→ **Instructions for the task**: Copy the data precisely, character for character, and leave out every picture.

→ **Source excerpt**:
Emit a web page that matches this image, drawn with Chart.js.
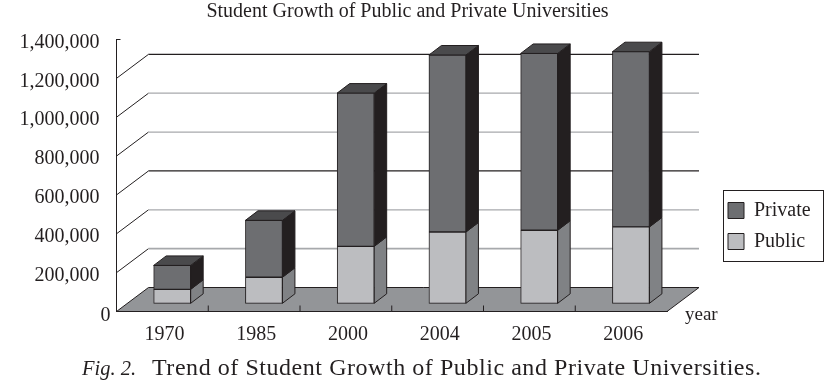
<!DOCTYPE html>
<html>
<head>
<meta charset="utf-8">
<title>Student Growth</title>
<script src="https://cdn.jsdelivr.net/npm/chart.js@4"></script>
<style>
html, body { margin: 0; padding: 0; background: #fff; }
canvas { display: block; }
</style>
</head>
<body>
<canvas id="growthChart" width="831" height="386"></canvas>
<script>
const years = ['1970', '1985', '2000', '2004', '2005', '2006'];
const publicStudents = [72000, 134000, 293000, 367000, 376000, 393000];
const privateStudents = [123000, 293000, 789000, 911000, 910000, 902000];
const gridColors = {
    200000: '#a7a9ac', 400000: '#a7a9ac', 600000: '#231f20',
    800000: '#a7a9ac', 1000000: '#a7a9ac', 1200000: '#231f20'
};

const FONT = '"Liberation Serif", serif';
const INK = '#231f20';
// depth of the floor, and where the bars sit on it
const WALL_X = 32, WALL_Y = 24;
const BAR_X = 9.8, BAR_Y = 8.2;
const SIDE_X = 12.5, SIDE_Y = 9.5;

function poly(ctx, pts, fill, stroke) {
    ctx.beginPath();
    pts.forEach((p, i) => i ? ctx.lineTo(p[0], p[1]) : ctx.moveTo(p[0], p[1]));
    ctx.closePath();
    if (fill) { ctx.fillStyle = fill; ctx.fill(); }
    if (stroke) { ctx.strokeStyle = stroke; ctx.lineWidth = 1; ctx.stroke(); }
}

function line(ctx, x1, y1, x2, y2, color, width) {
    ctx.beginPath();
    ctx.moveTo(x1, y1);
    ctx.lineTo(x2, y2);
    ctx.strokeStyle = color;
    ctx.lineWidth = width || 1;
    ctx.stroke();
}

const depthPlugin = {
    id: 'depth',
    afterLayout(chart) {
        // legend goes beside the plot, chartArea position reserves no room for it
        Object.assign(chart.legend, { left: 717, right: 823.5, top: 172, bottom: 280 });
        // the title is centred over the plot plus the legend, not the padded area
        Object.assign(chart.titleBlock, { left: 0, right: 815 });
    },
    beforeDatasetsDraw(chart) {
        const { ctx, chartArea: a, scales } = chart;
        const y = scales.y;
        ctx.save();
        // floor
        poly(ctx, [[a.left, a.bottom], [a.right, a.bottom], [a.right + WALL_X, a.bottom - WALL_Y], [a.left + WALL_X, a.bottom - WALL_Y]], '#939598', INK);
        // gridlines running up the left side and across the back wall
        y.ticks.forEach(t => {
            if (!gridColors[t.value]) return;
            const py = y.getPixelForValue(t.value);
            line(ctx, a.left, py, a.left + WALL_X, py - WALL_Y, INK);
            line(ctx, a.left + WALL_X, py - WALL_Y, a.right + WALL_X, py - WALL_Y, gridColors[t.value], t.value === 200000 ? 1.6 : 1.2);
        });
        line(ctx, a.left, a.top, a.left + 4, a.top, INK);
        // tick marks between categories
        const step = (a.right - a.left) / years.length;
        for (let i = 1; i < years.length; i++) {
            line(ctx, a.left + step * i, a.bottom, a.left + step * i, a.bottom - 6, INK);
        }
        // sides and tops of the bars
        const sideColors = ['#808285', INK];
        chart.data.datasets.forEach((ds, d) => {
            chart.getDatasetMeta(d).data.forEach(el => {
                const xr = el.x + el.width / 2 + BAR_X;
                const xl = el.x - el.width / 2 + BAR_X;
                const yt = el.y - BAR_Y;
                const yb = el.base - BAR_Y;
                poly(ctx, [[xr, yt], [xr + SIDE_X, yt - SIDE_Y], [xr + SIDE_X, yb - SIDE_Y], [xr, yb]], sideColors[d], INK);
                if (d === 1) {
                    poly(ctx, [[xl, yt], [xr, yt], [xr + SIDE_X, yt - SIDE_Y], [xl + SIDE_X, yt - SIDE_Y]], '#4a4a4c', INK);
                }
            });
        });
        ctx.restore();
    },
    beforeDatasetDraw(chart) {
        chart.ctx.save();
        chart.ctx.translate(BAR_X, -BAR_Y);
    },
    afterDatasetDraw(chart) {
        chart.ctx.restore();
    },
    afterDraw(chart) {
        const { ctx } = chart;
        ctx.save();
        ctx.strokeStyle = INK;
        ctx.lineWidth = 1;
        ctx.strokeRect(723.5, 190.5, 100, 71);
        ctx.fillStyle = INK;
        ctx.textBaseline = 'alphabetic';
        // the zero sits closer to the axis than the other labels
        ctx.font = '20px ' + FONT;
        ctx.fillText('0', 100.5, 321);
        ctx.font = '19px ' + FONT;
        ctx.fillText('year', 685, 320);
        ctx.font = 'italic 20.5px ' + FONT;
        ctx.fillText('Fig. 2.', 82, 375);
        ctx.font = '24px ' + FONT;
        ctx.letterSpacing = '0.55px';
        ctx.fillText('Trend of Student Growth of Public and Private Universities.', 152, 375);
        ctx.restore();
    }
};

new Chart(document.getElementById('growthChart'), {
    type: 'bar',
    data: {
        labels: years,
        datasets: [
            { label: 'Public', data: publicStudents, backgroundColor: '#bcbdc0', borderColor: INK, borderWidth: 1, borderSkipped: false, clip: false },
            { label: 'Private', data: privateStudents, backgroundColor: '#6d6e71', borderColor: INK, borderWidth: 1, borderSkipped: false, clip: false }
        ]
    },
    options: {
        responsive: false,
        animation: false,
        barThickness: 37,
        layout: { padding: { left: 0, right: 164, top: 0, bottom: 0 } },
        plugins: {
            title: {
                display: true,
                text: 'Student Growth of Public and Private Universities',
                color: INK,
                font: { family: FONT, size: 20, weight: 'normal', lineHeight: 1 },
                padding: { top: 2, bottom: 17.5 }
            },
            legend: {
                position: 'chartArea',
                reverse: true,
                labels: {
                    color: INK,
                    boxWidth: 16,
                    boxHeight: 16,
                    padding: 11,
                    font: { family: FONT, size: 20 }
                }
            },
            tooltip: { enabled: false }
        },
        scales: {
            x: {
                stacked: true,
                grid: { display: false },
                border: { display: true, color: INK },
                ticks: { color: INK, font: { family: FONT, size: 20 }, padding: 3, labelOffset: 2, maxRotation: 0 },
                afterFit: s => { s.height = 74.5; }
            },
            y: {
                stacked: true,
                min: 0,
                max: 1400000,
                grid: { display: false },
                border: { display: true, color: INK },
                ticks: {
                    stepSize: 200000,
                    color: INK,
                    padding: 9,
                    labelOffset: 3,
                    font: { family: FONT, size: 20 },
                    callback: v => v === 0 ? '' : v.toLocaleString('en-US')
                },
                afterFit: s => { s.width = 116.5; }
            }
        }
    },
    plugins: [depthPlugin]
});
</script>
</body>
</html>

→ **Solution for this problem**:
Emit a web page that matches this image, drawn with Chart.js.
<!DOCTYPE html>
<html>
<head>
<meta charset="utf-8">
<title>Student Growth</title>
<script src="https://cdn.jsdelivr.net/npm/chart.js@4"></script>
<style>
html, body { margin: 0; padding: 0; background: #fff; }
canvas { display: block; }
</style>
</head>
<body>
<canvas id="growthChart" width="831" height="386"></canvas>
<script>
const years = ['1970', '1985', '2000', '2004', '2005', '2006'];
const publicStudents = [72000, 134000, 293000, 367000, 376000, 393000];
const privateStudents = [123000, 293000, 789000, 911000, 910000, 902000];
const gridColors = {
    200000: '#a7a9ac', 400000: '#a7a9ac', 600000: '#231f20',
    800000: '#a7a9ac', 1000000: '#a7a9ac', 1200000: '#231f20'
};

const FONT = '"Liberation Serif", serif';
const INK = '#231f20';
// depth of the floor, and where the bars sit on it
const WALL_X = 32, WALL_Y = 24;
const BAR_X = 9.8, BAR_Y = 8.2;
const SIDE_X = 12.5, SIDE_Y = 9.5;

function poly(ctx, pts, fill, stroke) {
    ctx.beginPath();
    pts.forEach((p, i) => i ? ctx.lineTo(p[0], p[1]) : ctx.moveTo(p[0], p[1]));
    ctx.closePath();
    if (fill) { ctx.fillStyle = fill; ctx.fill(); }
    if (stroke) { ctx.strokeStyle = stroke; ctx.lineWidth = 1; ctx.stroke(); }
}

function line(ctx, x1, y1, x2, y2, color, width) {
    ctx.beginPath();
    ctx.moveTo(x1, y1);
    ctx.lineTo(x2, y2);
    ctx.strokeStyle = color;
    ctx.lineWidth = width || 1;
    ctx.stroke();
}

const depthPlugin = {
    id: 'depth',
    afterLayout(chart) {
        // legend goes beside the plot, chartArea position reserves no room for it
        Object.assign(chart.legend, { left: 717, right: 823.5, top: 172, bottom: 280 });
        // the title is centred over the plot plus the legend, not the padded area
        Object.assign(chart.titleBlock, { left: 0, right: 815 });
    },
    beforeDatasetsDraw(chart) {
        const { ctx, chartArea: a, scales } = chart;
        const y = scales.y;
        ctx.save();
        // floor
        poly(ctx, [[a.left, a.bottom], [a.right, a.bottom], [a.right + WALL_X, a.bottom - WALL_Y], [a.left + WALL_X, a.bottom - WALL_Y]], '#939598', INK);
        // gridlines running up the left side and across the back wall
        y.ticks.forEach(t => {
            if (!gridColors[t.value]) return;
            const py = y.getPixelForValue(t.value);
            line(ctx, a.left, py, a.left + WALL_X, py - WALL_Y, INK);
            line(ctx, a.left + WALL_X, py - WALL_Y, a.right + WALL_X, py - WALL_Y, gridColors[t.value], t.value === 200000 ? 1.6 : 1.2);
        });
        line(ctx, a.left, a.top, a.left + 4, a.top, INK);
        // tick marks between categories
        const step = (a.right - a.left) / years.length;
        for (let i = 1; i < years.length; i++) {
            line(ctx, a.left + step * i, a.bottom, a.left + step * i, a.bottom - 6, INK);
        }
        // sides and tops of the bars
        const sideColors = ['#808285', INK];
        chart.data.datasets.forEach((ds, d) => {
            chart.getDatasetMeta(d).data.forEach(el => {
                const xr = el.x + el.width / 2 + BAR_X;
                const xl = el.x - el.width / 2 + BAR_X;
                const yt = el.y - BAR_Y;
                const yb = el.base - BAR_Y;
                poly(ctx, [[xr, yt], [xr + SIDE_X, yt - SIDE_Y], [xr + SIDE_X, yb - SIDE_Y], [xr, yb]], sideColors[d], INK);
                if (d === 1) {
                    poly(ctx, [[xl, yt], [xr, yt], [xr + SIDE_X, yt - SIDE_Y], [xl + SIDE_X, yt - SIDE_Y]], '#4a4a4c', INK);
                }
            });
        });
        ctx.restore();
    },
    beforeDatasetDraw(chart) {
        chart.ctx.save();
        chart.ctx.translate(BAR_X, -BAR_Y);
    },
    afterDatasetDraw(chart) {
        chart.ctx.restore();
    },
    afterDraw(chart) {
        const { ctx } = chart;
        ctx.save();
        ctx.strokeStyle = INK;
        ctx.lineWidth = 1;
        ctx.strokeRect(723.5, 190.5, 100, 71);
        ctx.fillStyle = INK;
        ctx.textBaseline = 'alphabetic';
        // the zero sits closer to the axis than the other labels
        ctx.font = '20px ' + FONT;
        ctx.fillText('0', 100.5, 321);
        ctx.font = '19px ' + FONT;
        ctx.fillText('year', 685, 320);
        ctx.font = 'italic 20.5px ' + FONT;
        ctx.fillText('Fig. 2.', 82, 375);
        ctx.font = '24px ' + FONT;
        ctx.letterSpacing = '0.55px';
        ctx.fillText('Trend of Student Growth of Public and Private Universities.', 152, 375);
        ctx.restore();
    }
};

new Chart(document.getElementById('growthChart'), {
    type: 'bar',
    data: {
        labels: years,
        datasets: [
            { label: 'Public', data: publicStudents, backgroundColor: '#bcbdc0', borderColor: INK, borderWidth: 1, borderSkipped: false, clip: false },
            { label: 'Private', data: privateStudents, backgroundColor: '#6d6e71', borderColor: INK, borderWidth: 1, borderSkipped: false, clip: false }
        ]
    },
    options: {
        responsive: false,
        animation: false,
        barThickness: 37,
        layout: { padding: { left: 0, right: 164, top: 0, bottom: 0 } },
        plugins: {
            title: {
                display: true,
                text: 'Student Growth of Public and Private Universities',
                color: INK,
                font: { family: FONT, size: 20, weight: 'normal', lineHeight: 1 },
                padding: { top: 2, bottom: 17.5 }
            },
            legend: {
                position: 'chartArea',
                reverse: true,
                labels: {
                    color: INK,
                    boxWidth: 16,
                    boxHeight: 16,
                    padding: 11,
                    font: { family: FONT, size: 20 }
                }
            },
            tooltip: { enabled: false }
        },
        scales: {
            x: {
                stacked: true,
                grid: { display: false },
                border: { display: true, color: INK },
                ticks: { color: INK, font: { family: FONT, size: 20 }, padding: 3, labelOffset: 2, maxRotation: 0 },
                afterFit: s => { s.height = 74.5; }
            },
            y: {
                stacked: true,
                min: 0,
                max: 1400000,
                grid: { display: false },
                border: { display: true, color: INK },
                ticks: {
                    stepSize: 200000,
                    color: INK,
                    padding: 9,
                    labelOffset: 3,
                    font: { family: FONT, size: 20 },
                    callback: v => v === 0 ? '' : v.toLocaleString('en-US')
                },
                afterFit: s => { s.width = 116.5; }
            }
        }
    },
    plugins: [depthPlugin]
});
</script>
</body>
</html>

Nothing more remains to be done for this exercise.